The rapid escalation of hostilities, which raised the specter of wider conflict, followed weeks of unrest in and near the Old City over the planned eviction of some Palestinians from their homes in East Jerusalem and curbs on Palestinian access to sensitive religious sites during the Muslim holy month of Ramadan.

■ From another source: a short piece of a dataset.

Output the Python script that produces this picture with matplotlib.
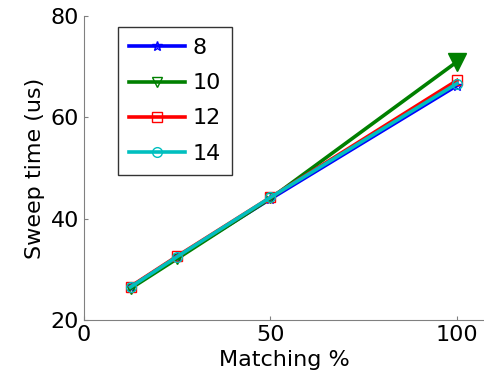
import matplotlib
matplotlib.use("Agg")
import matplotlib.pyplot as plt

matching = [12.5, 25, 50, 100]
labels = ["8", "10", "12", "14"]
sweep_8 = [26.5, 32.4, 43.9, 66.3]
sweep_10 = [26.2, 32.1, 44.0, 71.0]
sweep_12 = [26.6, 32.6, 44.2, 67.3]
sweep_14 = [26.5, 32.5, 44.2, 66.7]

series = [sweep_8, sweep_10, sweep_12, sweep_14]
colors = ["#0000ff", "#008000", "#ff0000", "#00bfbf"]
markers = ["*", "v", "s", "o"]

plt.rcParams["font.family"] = "DejaVu Sans"
plt.rcParams["font.size"] = 16

fig = plt.figure(figsize=(4.85, 3.85), dpi=100)
ax = fig.add_axes([0.173, 0.169, 0.827, 0.789])

for ys, c, m, lab in zip(series, colors, markers, labels):
    ax.plot(matching, ys, color=c, lw=2.6, marker=m, ms=7,
            mfc="none", mec=c, mew=1, label=lab)

# filled end marker on the 10 series
ax.plot(matching[-1], sweep_10[-1], marker="v", ms=13, color=colors[1], ls="none")

ax.set_xlim(0, 107.5)
ax.set_ylim(20, 80)
ax.set_xticks([0, 50, 100])
ax.set_yticks([20, 40, 60, 80])
ax.set_xlabel("Matching %", fontsize=16)
ax.set_ylabel("Sweep time (us)", fontsize=16)

for s in ["top", "right"]:
    ax.spines[s].set_visible(False)
for s in ["left", "bottom"]:
    ax.spines[s].set_color("#808080")
ax.tick_params(direction="in", length=3, color="#808080", labelsize=16)

leg = ax.legend(loc="upper left", bbox_to_anchor=(0.085, 0.964), borderaxespad=0,
                handlelength=2.5, handletextpad=0.35, fontsize=16, fancybox=False,
                labelspacing=0.68, borderpad=0.5)
leg.get_frame().set_edgecolor("black")
leg.get_frame().set_linewidth(1)

fig.savefig("out.png", dpi=100)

Palestinians have lambasted days of aggressive behavior by Israeli police, including the bloodying of demonstrators and bystanders, and the firing of rubber-coated bullets and stun grenades into the Al Aqsa Mosque, which sits atop a disputed plateau in the heart of the Old City. It is the third-most sacred site in Islam and also revered by Jews as the Temple Mount, and access is controlled by Israeli security. A widely viewed video circulated on social media showed Israeli police kicking and beating a Palestinian taken into custody near the site.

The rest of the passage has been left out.